Des Königs Vermächtnis ist der Titel des fünften Bildes, welches von dem Tod des Königs Sigismund in Znaim am 9. 12. 1437 handelt. Obwohl sich Sigismund in Znaim eigentlich auf der Flucht aus Böhmen nach seiner nicht allzu erfolgreichen Regierung befand (vgl. Čapka, S. 197), tritt er hier als ein durchaus positiver und heldenhafter Herrscher auf. Seine letzten Worte stimmen mit der allgemeinen Tendenz des Werkes überein: „[...] Ich bin am Ziel – die Nacht bricht an – der deutsche Arm – die deutsche Treu, die deutsche Wahrheit werden siegen!“ (S. 21). Manche Zeilen lassen wiederum als Parallelen zur Gegenwart denken.
Die Handlungszeit des sechsten Bildes ist, wie auch der Titel Wallensteins Lager andeutet, der Dreißigjährige Krieg, konkret das Jahr 1633. Der gedankliche Ausgang dieses – übrigens gereimten – Bildes ist diesmal nicht so geradlinig: Auch wenn zunächst die aktive Teilnahme am Krieg befürwortet wird, klingt der Schlussgesang des Chors nicht kampflustig („[…] Beim Klang der Friedensglocken die Hoffnung neu ersteht […]“ – S. 26).
Derselben ambivalenten Lage begegnen wir in Bild 7. Dies spielt am 12. 7. 1809, als es bei Znaim zu einem Zusammenstoß von Napoleons Heer und den Soldaten des Erzfürsten Karl kam (vgl. Čapka, S. 405). Die Handlung des Bildes ist auf den Verbandplatz in der Füttergasse versetzt; Verwundete gibt es zu viele, Verbandszeug demgegenüber keines. Das Jammern einiger Flüchtender ruft dank der Realitätsvergegenwärtigung durch den Dialekt, den sie gebrauchen, verstärkt Mitleid hervor. Hoffnungsvoll klingt die Kundmachung des Trompeters, dass Waffenstillstand eintritt (der wurde auf Karls Wunsch vereinbart – vgl. Čapka, S. 405). Der Bild-abschließende Chor bringt eine ganz entgegengesetzte Idee zum Ausdruck, nämlich eine trotzende und kriegerische.

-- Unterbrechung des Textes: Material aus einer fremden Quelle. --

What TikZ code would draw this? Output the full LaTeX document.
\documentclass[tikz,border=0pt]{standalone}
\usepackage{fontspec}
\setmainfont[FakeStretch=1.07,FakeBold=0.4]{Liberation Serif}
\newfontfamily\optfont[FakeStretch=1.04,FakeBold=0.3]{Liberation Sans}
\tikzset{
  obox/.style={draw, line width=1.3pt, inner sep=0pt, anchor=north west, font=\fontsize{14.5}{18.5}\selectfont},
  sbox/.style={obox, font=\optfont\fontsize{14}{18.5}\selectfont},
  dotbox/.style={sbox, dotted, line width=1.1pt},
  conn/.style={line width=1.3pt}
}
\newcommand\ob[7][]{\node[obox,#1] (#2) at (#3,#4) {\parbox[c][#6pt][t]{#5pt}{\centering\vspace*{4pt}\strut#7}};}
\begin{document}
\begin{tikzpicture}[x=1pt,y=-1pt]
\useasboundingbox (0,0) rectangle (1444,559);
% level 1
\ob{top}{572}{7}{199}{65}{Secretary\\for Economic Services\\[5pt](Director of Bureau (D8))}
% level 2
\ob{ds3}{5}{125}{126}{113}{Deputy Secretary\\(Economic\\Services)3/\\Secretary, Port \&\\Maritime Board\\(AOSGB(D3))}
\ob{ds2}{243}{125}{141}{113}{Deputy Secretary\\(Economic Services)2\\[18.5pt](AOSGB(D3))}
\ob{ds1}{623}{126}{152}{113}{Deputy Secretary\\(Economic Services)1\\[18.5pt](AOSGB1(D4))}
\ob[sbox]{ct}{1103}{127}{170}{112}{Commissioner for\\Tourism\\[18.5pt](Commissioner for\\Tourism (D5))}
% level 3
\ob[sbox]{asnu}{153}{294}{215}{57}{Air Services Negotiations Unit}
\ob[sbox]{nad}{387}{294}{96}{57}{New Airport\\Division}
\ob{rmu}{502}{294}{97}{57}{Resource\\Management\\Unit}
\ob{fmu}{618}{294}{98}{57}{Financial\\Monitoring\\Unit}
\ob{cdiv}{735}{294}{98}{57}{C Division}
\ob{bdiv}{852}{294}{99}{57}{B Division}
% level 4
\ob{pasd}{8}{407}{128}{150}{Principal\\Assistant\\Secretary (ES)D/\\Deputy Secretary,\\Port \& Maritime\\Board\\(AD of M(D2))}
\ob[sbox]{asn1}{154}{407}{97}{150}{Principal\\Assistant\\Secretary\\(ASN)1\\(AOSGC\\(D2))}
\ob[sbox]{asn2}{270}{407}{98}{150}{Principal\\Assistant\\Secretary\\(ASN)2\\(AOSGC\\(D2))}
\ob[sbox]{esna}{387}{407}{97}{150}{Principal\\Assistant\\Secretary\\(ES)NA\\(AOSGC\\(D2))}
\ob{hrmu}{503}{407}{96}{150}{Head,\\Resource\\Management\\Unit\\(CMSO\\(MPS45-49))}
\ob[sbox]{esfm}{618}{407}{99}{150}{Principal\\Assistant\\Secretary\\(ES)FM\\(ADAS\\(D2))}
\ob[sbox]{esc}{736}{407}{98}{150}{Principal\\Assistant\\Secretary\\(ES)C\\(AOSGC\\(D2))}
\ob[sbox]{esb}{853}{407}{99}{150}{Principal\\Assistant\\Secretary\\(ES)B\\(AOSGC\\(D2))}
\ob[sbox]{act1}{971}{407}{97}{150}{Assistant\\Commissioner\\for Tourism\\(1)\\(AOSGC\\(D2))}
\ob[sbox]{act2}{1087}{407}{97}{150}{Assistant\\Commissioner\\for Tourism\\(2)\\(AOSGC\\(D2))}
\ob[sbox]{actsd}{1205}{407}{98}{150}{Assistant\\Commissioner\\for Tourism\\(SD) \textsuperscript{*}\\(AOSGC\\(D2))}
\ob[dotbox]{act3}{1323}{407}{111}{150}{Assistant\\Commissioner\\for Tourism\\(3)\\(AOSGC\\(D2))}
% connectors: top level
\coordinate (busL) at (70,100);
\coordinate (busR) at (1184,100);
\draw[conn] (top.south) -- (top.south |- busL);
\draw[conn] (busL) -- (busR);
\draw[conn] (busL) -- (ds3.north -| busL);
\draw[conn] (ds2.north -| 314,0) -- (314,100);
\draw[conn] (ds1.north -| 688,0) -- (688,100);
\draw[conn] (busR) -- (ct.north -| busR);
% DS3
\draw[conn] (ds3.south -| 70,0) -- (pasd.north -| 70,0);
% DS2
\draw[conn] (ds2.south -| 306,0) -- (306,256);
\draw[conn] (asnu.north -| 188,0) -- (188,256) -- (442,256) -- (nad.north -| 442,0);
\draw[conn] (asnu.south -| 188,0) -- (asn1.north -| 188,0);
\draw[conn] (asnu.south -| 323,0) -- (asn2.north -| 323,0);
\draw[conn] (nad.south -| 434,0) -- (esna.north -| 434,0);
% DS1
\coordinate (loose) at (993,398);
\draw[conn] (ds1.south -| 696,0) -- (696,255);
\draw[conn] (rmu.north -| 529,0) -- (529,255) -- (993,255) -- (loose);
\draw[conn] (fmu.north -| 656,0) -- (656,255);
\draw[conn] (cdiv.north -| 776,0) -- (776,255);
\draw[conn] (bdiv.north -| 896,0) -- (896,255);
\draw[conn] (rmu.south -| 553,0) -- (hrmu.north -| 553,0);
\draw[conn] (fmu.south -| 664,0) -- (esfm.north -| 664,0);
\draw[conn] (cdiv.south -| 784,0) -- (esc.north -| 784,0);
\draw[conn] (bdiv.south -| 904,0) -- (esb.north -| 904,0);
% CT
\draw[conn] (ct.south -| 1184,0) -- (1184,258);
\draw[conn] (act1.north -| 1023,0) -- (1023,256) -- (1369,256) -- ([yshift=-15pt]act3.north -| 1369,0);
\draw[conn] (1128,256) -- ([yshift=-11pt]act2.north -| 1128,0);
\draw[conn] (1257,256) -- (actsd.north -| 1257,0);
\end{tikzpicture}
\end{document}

Das Schlusswort gehört der Heimat, und hier wird die Kampflust mit der Notwendigkeit des Kampfes noch deutlicher ausgesprochen. Die Klagen der Heimat über ihr gegenwärtiges Befinden rechtfertigen das Verständnis mancher Passagen des Stücks als Parallelen zur Gegenwart. Kinder werden als Hoffnung des Volkes betrachtet und die Schlusszeilen des Monologs sind alles andere als pazifistisch: „[…] Bald werden Knaben Männer sein, die Funken Flammenlohe! / Die Lüge weicht, die Nacht entflieht und Menschen, freie, frohe, / mit frommer Seele, frischem Sinn, durchschreiten deutsche Lande / und schlendern Fackeln in die Welt, entflammt am Himmelsbrande.“ (S. 31)
Die zentrale Rolle der Heimat, deren Schätzen als höchstes Wesen („Mutter“, „Göttin“ – S. 3) und höchstes Gut sowie die zahlreichen das Deutschtum begünstigenden, z. T. eher wortgewaltigen Äußerungen dürften dazu berechtigen, das Stück Im Zeitenlauf der Heimatdichtung zuzuordnen. Innerhalb derer dann jenem Strom, welcher an der Wegbereitung der sogenannten Blut-und-Boden-Dichtung teilnahm.